* _Set exercise_:
Without the pictures, print the lines running from the beginning of the material to the line containing "W, H = 818, 616", both ends included.

══ Data section ══

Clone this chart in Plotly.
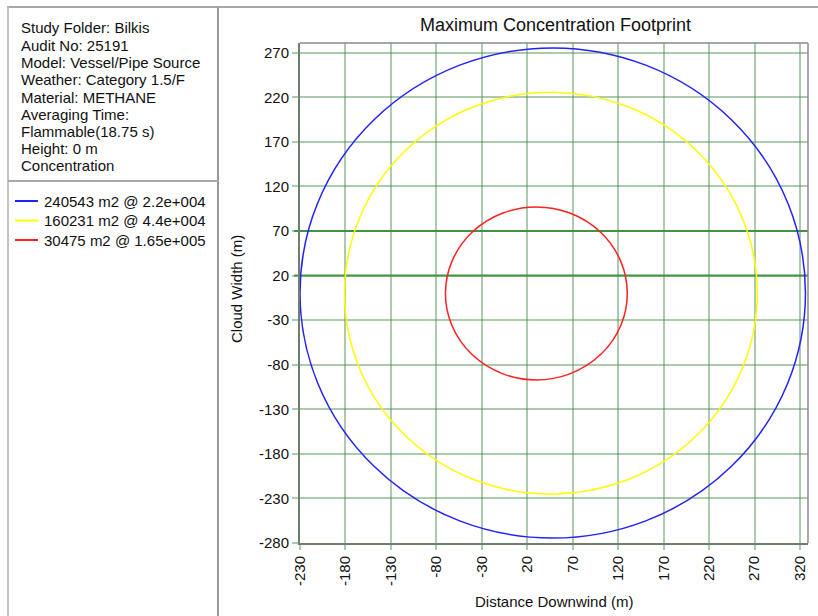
import plotly.graph_objects as go

W, H = 818, 616

# ---------------- data ----------------
info_lines = ["Study Folder: Bilkis", "Audit No: 25191", "Model: Vessel/Pipe Source",
              "Weather: Category 1.5/F", "Material: METHANE", "Averaging Time:",
              "Flammable(18.75 s)", "Height: 0 m", "Concentration"]
legend_labels = ["240543 m2 @ 2.2e+004", "160231 m2 @ 4.4e+004", "30475 m2 @ 1.65e+005"]
center_x = [48, 46, 30]          # m, downwind centre of each footprint
center_y = [0.5, 0.3, 0]         # m
half_width = [278, 227, 100]     # m
half_height = [275, 225.5, 97]   # m
x_ticks = [-230, -180, -130, -80, -30, 20, 70, 120, 170, 220, 270, 320]
y_ticks = [-280, -230, -180, -130, -80, -30, 20, 70, 120, 170, 220, 270]
dark_y_lines = [20, 70]

# ---------------- styles ----------------
colors = ["#2222ff", "#ffff00", "#ff2020"]
FONT = "Liberation Sans, Arial, sans-serif"
TXT = "#111111"
FS = 15

def px(x):
    return x / W

def py(y):
    return 1 - y / H

fig = go.Figure()
fig.add_trace(go.Scatter(x=[None], y=[None], showlegend=False, hoverinfo="skip"))

shapes = []
# footprints
for cx, cy, hw, hh, c in zip(center_x, center_y, half_width, half_height, colors):
    shapes.append(dict(type="circle", xref="x", yref="y",
                       x0=cx - hw, x1=cx + hw, y0=cy - hh, y1=cy + hh,
                       line=dict(color=c, width=1.5), layer="above"))
# darker horizontal grid lines
for yv in dark_y_lines:
    shapes.append(dict(type="line", xref="paper", yref="y", x0=px(294), x1=px(808),
                       y0=yv, y1=yv, line=dict(color="#3f9a3f", width=2), layer="below"))

# left panel frame
grey = "#a8a8a8"
shapes += [
    dict(type="line", xref="paper", yref="paper", x0=px(7), x1=1, y0=py(7), y1=py(7),
         line=dict(color=grey, width=2)),
    dict(type="line", xref="paper", yref="paper", x0=px(8), x1=px(8), y0=py(7), y1=0,
         line=dict(color="#c4c4c4", width=2)),
    dict(type="line", xref="paper", yref="paper", x0=px(218), x1=px(218), y0=py(7), y1=0,
         line=dict(color="#9a9a9a", width=2)),
    dict(type="line", xref="paper", yref="paper", x0=px(8), x1=px(218), y0=py(181), y1=py(181),
         line=dict(color=grey, width=2)),
]

annotations = []
# info text
for i, t in enumerate(info_lines):
    annotations.append(dict(text=t, xref="paper", yref="paper", x=px(19), y=py(28 + i * 17.25),
                            xanchor="left", yanchor="middle", showarrow=False,
                            font=dict(family=FONT, size=FS, color=TXT)))
# legend
for i, (t, c) in enumerate(zip(legend_labels, colors)):
    yy = 201 + i * 19.5
    shapes.append(dict(type="line", xref="paper", yref="paper", x0=px(15), x1=px(38),
                       y0=py(yy), y1=py(yy), line=dict(color=c, width=2)))
    annotations.append(dict(text=t, xref="paper", yref="paper", x=px(42), y=py(yy),
                            xanchor="left", yanchor="middle", showarrow=False,
                            font=dict(family=FONT, size=FS, color=TXT)))
# title and axis titles
annotations.append(dict(text="Maximum Concentration Footprint", xref="paper", yref="paper",
                        x=px(555), y=py(25), xanchor="center", yanchor="middle", showarrow=False,
                        font=dict(family=FONT, size=18, color=TXT)))
annotations.append(dict(text="Distance Downwind (m)", xref="paper", yref="paper",
                        x=px(554), y=py(601), xanchor="center", yanchor="middle", showarrow=False,
                        font=dict(family=FONT, size=FS, color=TXT)))
annotations.append(dict(text="Cloud Width (m)", xref="paper", yref="paper", textangle=-90,
                        x=px(237), y=py(289), xanchor="center", yanchor="middle", showarrow=False,
                        font=dict(family=FONT, size=FS, color=TXT)))

grid_col = "rgba(70,140,70,0.45)"
fig.update_layout(
    width=W, height=H, margin=dict(l=0, r=0, t=0, b=0),
    paper_bgcolor="white", plot_bgcolor="white", showlegend=False,
    font=dict(family=FONT, size=FS, color=TXT),
    shapes=shapes, annotations=annotations,
    xaxis=dict(domain=[px(300), px(808)], range=[-230, 328.8], tickvals=x_ticks,
               ticktext=[str(v) for v in x_ticks],
               tickangle=-90, showgrid=True, gridcolor=grid_col, gridwidth=2,
               zeroline=False, showline=True, linecolor="#6f7f6f", linewidth=2, mirror=False,
               ticks="outside", ticklen=5, tickcolor=grid_col, tickwidth=2,
               automargin=False, tickfont=dict(family=FONT, size=FS, color=TXT)),
    yaxis=dict(domain=[py(543), py(43)], range=[-280, 281], tickvals=y_ticks,
               ticktext=[str(v) for v in y_ticks],
               showgrid=True, gridcolor=grid_col, gridwidth=2,
               zeroline=False, showline=True, linecolor="#6f7f6f", linewidth=2, mirror=False,
               ticks="outside", ticklen=6, tickcolor=grid_col, tickwidth=2,
               automargin=False, tickfont=dict(family=FONT, size=FS, color=TXT)),
)
# top/right border of plot
fig.add_shape(type="line", xref="paper", yref="paper", x0=px(300), x1=px(808), y0=py(43), y1=py(43),
              line=dict(color="#8a8a8a", width=1.5))
fig.add_shape(type="line", xref="paper", yref="paper", x0=px(808), x1=px(808), y0=py(43), y1=py(543),
              line=dict(color="#8a8a8a", width=1.5))

fig.write_html("out.html")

═══

* _Reply to the exercise_:
Clone this chart in Plotly.
import plotly.graph_objects as go

W, H = 818, 616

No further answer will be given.